Baker was an original member of the Adelaide Lyceum Club. In 1924 she founded the Association of Headmistresses of Girls Secondary Schools of South Australia; she served as president twice (in 1943 and 1954).

Baker's choice of staff helped improve the academic reputation at Walford in contrast to the scarce science facilities which got the short end of the stick. Moreover, it wasn't until 1941 that secretarial classes began at Walford. In 1937 Baker worked for the Adelaide conference of the New Education Fellowship before inaugurating the Walford Parent-Teacher Association a year later. Baker allowed people at her school to express pacifist views during World War II despite her being a royalist and a patriot. From 1943 to 1955, Baker was an Educational Broadcasts advisory committee member before her six-year stint on the Soldiers' Children committee. Baker sold her 450 pupil school to the Anglican Church and she retired in late 1955. In 1956, Baker was appointed O.B.E and she was a councillor of University Women's College (later St Ann's College) until 1961.
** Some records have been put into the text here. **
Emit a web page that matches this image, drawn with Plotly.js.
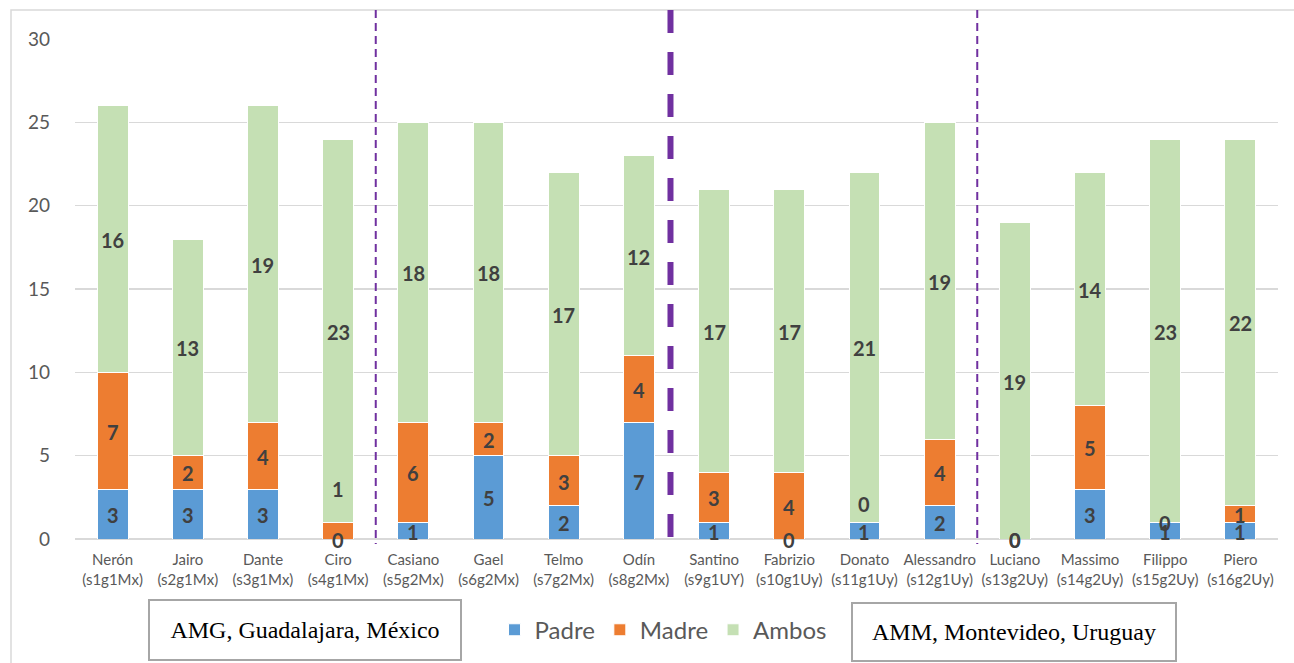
<!DOCTYPE html>
<html>
<head>
<meta charset="utf-8">
<script src="https://cdn.plot.ly/plotly-3.0.1.min.js"></script>
<style>html,body{margin:0;padding:0;background:#fff;}#chart{width:1294px;height:663px;}</style>
</head>
<body>
<div id="chart"></div>
<script>
const names = ["Nerón","Jairo","Dante","Ciro","Casiano","Gael","Telmo","Odín","Santino","Fabrizio","Donato","Alessandro","Luciano","Massimo","Filippo","Piero"];
const codes = ["s1g1Mx","s2g1Mx","s3g1Mx","s4g1Mx","s5g2Mx","s6g2Mx","s7g2Mx","s8g2Mx","s9g1UY","s10g1Uy","s11g1Uy","s12g1Uy","s13g2Uy","s14g2Uy","s15g2Uy","s16g2Uy"];
const padre = [3,3,3,0,1,5,2,7,1,0,1,2,0,3,1,1];
const madre = [7,2,4,1,6,2,3,4,3,4,0,4,0,5,0,1];
const ambos = [16,13,19,23,18,18,17,12,17,17,21,19,19,14,23,22];
const yTicks = [0,5,10,15,20,25,30];
const regionLabels = ["AMG, Guadalajara, México","AMM, Montevideo, Uruguay"];

const cats = names.map((n,i)=> n + "<br>(" + codes[i] + ")");
const colors = {Padre:"#5b9bd5", Madre:"#ed7d31", Ambos:"#c5e0b4"};

function barTrace(name, vals){
  return {type:"bar", name:name, x:cats, y:vals,
    marker:{color:colors[name], line:{color:"#ffffff", width:1}},
    hoverinfo:"skip"};
}
const traces = [barTrace("Padre",padre), barTrace("Madre",madre), barTrace("Ambos",ambos)];

// data labels at segment middles
const labelFont = {family:"Lato, 'Open Sans', sans-serif", size:20, color:"#404040", weight:"bold"};
const annotations = [];
const series = [padre, madre, ambos];
const nudge = {"1-3":-42, "1-10":-18}; // manual label offsets (px) seen in the reference
series.forEach((vals, s)=>{
  vals.forEach((v,i)=>{
    let base = 0;
    for(let k=0;k<s;k++) base += series[k][i];
    const key = s + "-" + i;
    annotations.push({x:cats[i], y: base + v/2, xref:"x", yref:"y", text:"<b>"+v+"</b>",
      showarrow:false, font:labelFont, yshift: nudge[key] ? -nudge[key] : -1});
  });
});

// region boxes
const boxFont = {family:"'Liberation Serif', 'Times New Roman', serif", size:24, color:"#000"};
annotations.push({xref:"paper", yref:"paper", x:0.1912, y:-0.1816, xanchor:"center", yanchor:"middle", text:regionLabels[0], showarrow:false,
  font:boxFont, width:310, height:58, bordercolor:"#a6a6a6", borderwidth:2, borderpad:0, bgcolor:"rgba(255,255,255,0)"});
annotations.push({xref:"paper", yref:"paper", x:0.7806, y:-0.1856, xanchor:"center", yanchor:"middle", text:regionLabels[1], showarrow:false,
  font:boxFont, width:322, height:56, bordercolor:"#a6a6a6", borderwidth:2, borderpad:0, bgcolor:"rgba(255,255,255,0)"});

const purple = "#7030a0";
const shapes = [
  {type:"rect", xref:"paper", yref:"paper", x0:-0.0532, x1:1.05, y0:-0.3, y1:1.058, line:{color:"#d9d9d9", width:1.5}, layer:"below"},
  {type:"line", xref:"x", yref:"paper", x0:3.5, x1:3.5, y0:1.058, y1:-0.01, line:{color:purple, width:2, dash:"8px,5px"}},
  {type:"line", xref:"x", yref:"paper", x0:7.42, x1:7.42, y0:1.058, y1:0.004, line:{color:purple, width:6, dash:"23px,19px"}},
  {type:"line", xref:"x", yref:"paper", x0:11.5, x1:11.5, y0:1.058, y1:-0.01, line:{color:purple, width:2, dash:"8px,5px"}}
];

const layout = {
  width:1294, height:663,
  margin:{l:75, r:16, t:39, b:123},
  barmode:"stack", bargap:0.59,
  paper_bgcolor:"#fff", plot_bgcolor:"#fff",
  font:{family:"Lato, 'Open Sans', sans-serif", color:"#595959"},
  showlegend:true,
  legend:{orientation:"h", x:0.4888, xanchor:"center", y:-0.18, yanchor:"middle",
    font:{size:24, color:"#595959"}, itemwidth:30, traceorder:"normal"},
  xaxis:{type:"category", tickfont:{size:15, color:"#595959"}, showgrid:false, showline:false, ticks:"", ticklabelstandoff:10, automargin:false},
  yaxis:{range:[0,30], tickvals:yTicks, tickfont:{size:19, color:"#595959"}, gridcolor:"#d9d9d9", gridwidth:1.5,
    zeroline:true, zerolinecolor:"#d9d9d9", zerolinewidth:1.5, showline:false, ticks:"", ticklabelstandoff:24, automargin:false},
  annotations:annotations,
  shapes:shapes
};

Plotly.newPlot("chart", traces, layout, {staticPlot:true, displayModeBar:false});
</script>
</body>
</html>
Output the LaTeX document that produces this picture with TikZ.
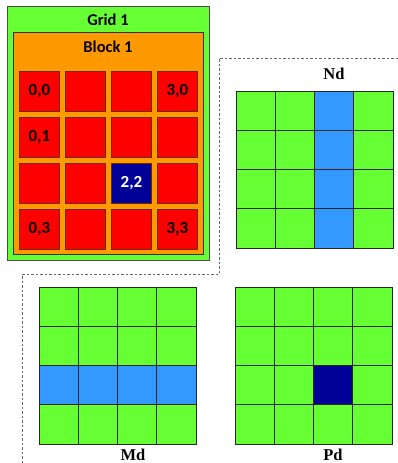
\documentclass[tikz,border=0pt]{standalone}
\usepackage{fontspec}
\setmainfont{Liberation Serif}
\newfontfamily\calib{Carlito}
\definecolor{gridgreen}{HTML}{66FF33}
\definecolor{blockorange}{HTML}{FF9900}
\definecolor{cellred}{HTML}{FF0000}
\definecolor{darkblue}{HTML}{000099}
\definecolor{lightblue}{HTML}{3399FF}
\definecolor{redborder}{HTML}{6B2A00}
\tikzset{
  thread/.style={draw=redborder, line width=0.8pt, fill=cellred, minimum size=40pt, inner sep=0pt, font=\calib\bfseries\fontsize{17}{17}\selectfont},
  mcell/.style={draw=black!85, line width=0.7pt, fill=gridgreen, minimum size=39.25pt, inner sep=0pt},
  lbl/.style={font=\bfseries\fontsize{16.5}{16.5}\selectfont, inner sep=0pt, anchor=base},
  hdr/.style={font=\calib\bfseries\fontsize{16.5}{16.5}\selectfont, inner sep=0pt},
  frame/.style={dashed, draw=black!60, line width=0.7pt, dash pattern=on 2.5pt off 2pt}
}
\begin{document}
\begin{tikzpicture}[x=1pt,y=-1pt]
\useasboundingbox (0,0) rectangle (398,463);
% Grid 1
\node[draw=black!70, line width=0.8pt, fill=gridgreen, minimum width=202pt, minimum height=254pt, inner sep=0pt, anchor=north west] (grid) at (7,6) {};
\node[hdr] (gridlbl) at (108,20) {Grid 1};
\node[draw=black!80, line width=0.8pt, fill=blockorange, minimum width=190pt, minimum height=222pt, inner sep=0pt, anchor=north west] (block) at (13,32) {};
\node[hdr] (blocklbl) at (108,47) {Block 1};
% threads
\foreach \i in {0,1,2,3}{
  \foreach \j in {0,1,2,3}{
    \node[thread] (t-\i-\j) at ({39.5+46*\i},{91+46*\j}) {};
  }
}
\node[thread] at (t-0-0) {0,0};
\node[thread] at (t-3-0) {3,0};
\node[thread] at (t-0-1) {0,1};
\node[thread, fill=darkblue, text=white] (t22) at (t-2-2) {2,2};
\node[thread] at (t-0-3) {0,3};
\node[thread] at (t-3-3) {3,3};
% dashed frame
\coordinate (d0) at (398,58);
\coordinate (d1) at (219,58);
\coordinate (d2) at (219,274);
\coordinate (d3) at (22,274);
\coordinate (d4) at (22,463);
\draw[frame] (d0) -- (d1) -- (d2) -- (d3) -- (d4);
% Nd
\foreach \i in {0,1,2,3}{
  \foreach \j in {0,1,2,3}{
    \node[mcell] (n-\i-\j) at ({236+19.625+39.25*\i},{91+19.625+39.25*\j}) {};
  }
}
\foreach \j in {0,1,2,3}{
  \node[mcell, fill=lightblue] at (n-2-\j) {};
}
\node[lbl] (ndlbl) at (334,79) {Nd};
% Md
\foreach \i in {0,1,2,3}{
  \foreach \j in {0,1,2,3}{
    \node[mcell] (m-\i-\j) at ({39+19.625+39.25*\i},{287+19.625+39.25*\j}) {};
  }
}
\foreach \i in {0,1,2,3}{
  \node[mcell, fill=lightblue] at (m-\i-2) {};
}
\node[lbl] (mdlbl) at (133,460) {Md};
% Pd
\foreach \i in {0,1,2,3}{
  \foreach \j in {0,1,2,3}{
    \node[mcell] (p-\i-\j) at ({235+19.625+39.25*\i},{287+19.625+39.25*\j}) {};
  }
}
\node[mcell, fill=darkblue] (p22) at (p-2-2) {};
\node[lbl] (pdlbl) at (333,460) {Pd};
\end{tikzpicture}
\end{document}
==Personal life and death==

In 1920, Baker's mother allowed boarders to stay on a property that she owned in Hyde Park, known as ‘Woodlyn’ and 16 years later Baker's whole school moved to that property. Baker's sister Amy ('Miss Dob') also was a teacher and a bursar and Baker's sister Florence ('Miss Flo') was in charge of the boarding house. After her retirement, Baker lived with her sister Amy.

On 17 June 1967 Baker died at Westbourne Park and she was buried in North Road cemetery. She was commemorated by a school history in 1968. The Baker building and the Mabel Jewell Baker scholarships at Walford Anglican School were named in her honour.